Interview With Mark Shuttleworth
suka writes "The founder of the Ubuntu project argues in a recent interview with derStandard.at that the time for mass consumer sales of Linux on the desktop has not yet come. He goes on to talk about the integration of proprietary drivers, the One Laptop per Child project, and 'great applications' from Microsoft."
How ready? Probably 5 minutes after Linux users stop acting like you...er I mean like asshats....er I mean ....so "hard to manage."
So as Mr. Shuttleworth inferred "Not yet."
Mac OS X and Windows XP working side by side to fight back the night.
Could you make another fine display of professional ad hominem for us?

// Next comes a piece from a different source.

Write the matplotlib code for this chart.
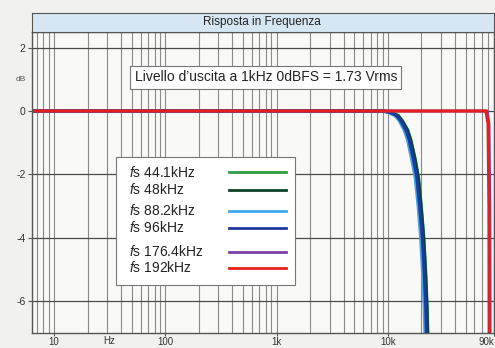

Have you thought that the mindless outlashing from people like you is what is really holding Linux back?
Typically, when you bite off more than you can chew, you do play sour grapes and try to make the label "hard to manage" stick. Did you ever think that maybe you're trying to manage someone who, in all reality, should be managing you? That probably never made its way into your ego clouded mind, did it, because, in your world, you're above everyone else.

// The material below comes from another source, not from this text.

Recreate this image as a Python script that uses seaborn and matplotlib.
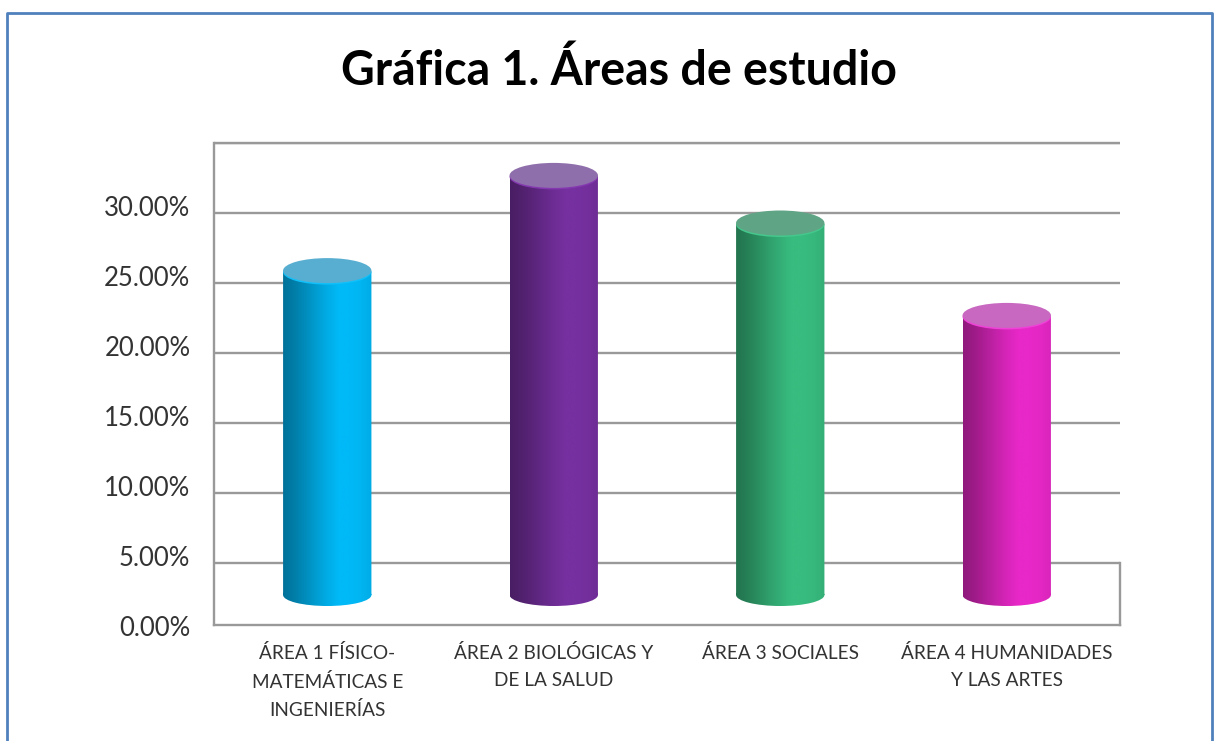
import numpy as np
import pandas as pd
import matplotlib
matplotlib.use('Agg')
import matplotlib.pyplot as plt
import seaborn as sns
from matplotlib.lines import Line2D
from matplotlib.patches import Ellipse
from matplotlib.path import Path
from matplotlib.colors import LinearSegmentedColormap
from matplotlib.transforms import Affine2D, ScaledTranslation

areas = ['ÁREA 1 FÍSICO-\nMATEMÁTICAS E\nINGENIERÍAS', 'ÁREA 2 BIOLÓGICAS Y\nDE LA SALUD',
         'ÁREA 3 SOCIALES', 'ÁREA 4 HUMANIDADES\nY LAS ARTES']
values = [23.1, 29.9, 26.5, 19.9]
ticks = [0, 5, 10, 15, 20, 25, 30]
tick_labels = ['0.00%', '5.00%', '10.00%', '15.00%', '20.00%', '25.00%', '30.00%']
side_colors = ['#00b9f7', '#7630a0', '#38bc7f', '#e828c8']
cap_colors = ['#58aed0', '#8f6fab', '#5fa585', '#c868c0']
rim_colors = ['#10c0fa', '#8438b0', '#44c88c', '#f040d8']

W, H = 1218, 741
PX = 14.0          # pixels per percent point at the plane of the bars
BASE = 595         # pixel row of 0 % at the bars
BAR_W = 0.39
grey = '#999999'

sns.set_style('white')
plt.rcParams['font.family'] = ['Lato', 'DejaVu Sans']

fig = plt.figure(figsize=(W / 100, H / 100), dpi=100)
ax = fig.add_axes([214 / W, 1 - 625 / H, (1120 - 214) / W, (625 - 143) / H])

df = pd.DataFrame({'area': areas, 'value': values})
sns.barplot(data=df, x='area', y='value', hue='area', palette=side_colors, width=BAR_W,
            dodge=False, legend=False, ax=ax, zorder=3)

y_low = (BASE - 625) / PX
y_high = (BASE - 143) / PX
back = (BASE - 563) / PX   # back wall sits this far up the picture

# back wall gridlines
ax.hlines([t + back for t in ticks], -0.5, 3.5, color=grey, lw=1.7, zorder=1)

shade = np.array([0.62, 0.68, 0.76, 0.85, 0.93, 1.0, 1.0, 0.98, 0.93])
xs = np.linspace(0, 1, 200)
for i, (bar, val) in enumerate(zip(ax.patches, values)):
    c = matplotlib.colors.to_rgb(side_colors[i])
    cmap = LinearSegmentedColormap.from_list('side', [tuple(np.array(c) * s) for s in shade])
    left = bar.get_x()
    w = bar.get_width()
    cx = left + w / 2
    bar.set_visible(False)
    low_h = 22 / PX
    # body plus rounded bottom, gradient clipped to it
    rect = Path.unit_rectangle().transformed(Affine2D().scale(w, val).translate(left, 0))
    foot = Path.unit_circle().transformed(Affine2D().scale(w / 2, low_h / 2).translate(cx, 0))
    clip = Path.make_compound_path(rect, foot)
    im = ax.imshow(xs[None, :], cmap=cmap, extent=[left, left + w, -low_h, val + 1], aspect='auto', zorder=3)
    im.set_clip_path(clip, transform=ax.transData)
    # top of the cylinder
    cap_h = 25 / PX
    ax.add_patch(Ellipse((cx, val - 0.5 / PX), w, cap_h, color=rim_colors[i], lw=0, zorder=4))
    ax.add_patch(Ellipse((cx, val + 1 / PX), w, cap_h, color=cap_colors[i], lw=0, zorder=5))

ax.set_xlim(-0.5, 3.5)
ax.set_ylim(y_low, y_high)
ax.set_yticks(ticks, tick_labels)
ax.set_xlabel('')
ax.set_ylabel('')
ax.tick_params(axis='y', length=0, labelsize=18.5, labelcolor='#333333', pad=17)
ax.tick_params(axis='x', length=0, labelsize=13.7, labelcolor='#333333', pad=13.5)
ax.grid(False)

# tick labels belong to the front of the floor
shift = ScaledTranslation(0, -31 / 100, fig.dpi_scale_trans)
for label in ax.get_yticklabels():
    label.set_transform(label.get_transform() + shift)
for label in ax.get_xticklabels():
    label.set_linespacing(1.72)

for name in ['left', 'bottom', 'right']:
    ax.spines[name].set_color(grey)
    ax.spines[name].set_linewidth(1.7)
ax.spines['top'].set_visible(False)
ax.spines['right'].set_bounds(y_low, back)
ax.hlines(y_high, -0.5, 3.5, color=grey, lw=1.7, zorder=1, clip_on=False)

# outer chart border, open at the bottom
border = '#4f81bd'
fig.add_artist(Line2D([7 / W, 7 / W, 1212 / W, 1212 / W], [0, 1 - 13 / H, 1 - 13 / H, 0], color=border, lw=2))

fig.text(619 / W, 1 - 71 / H, 'Gráfica 1. Áreas de estudio', ha='center', va='center',
         fontsize=33.5, fontweight='bold', color='black')

fig.savefig('out.png', dpi=100)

Once the line is crossed then it's on.
"mass consumer sales of Linux on the desktop" "'great applications' from microsoft"... I don't want to see Linux gradually sell out, I like it the way it is... FREE and OPEN SOURCE... If it's available for sale then eventually someone will realise that it'd be much more profitable to close the source, implement DRM on everything and sue everything that moves. And personally wheter or not you think I'm over-reacting... The point is that once it becomes profitable enough to sell Linux then what's to stop all major distributions selling it?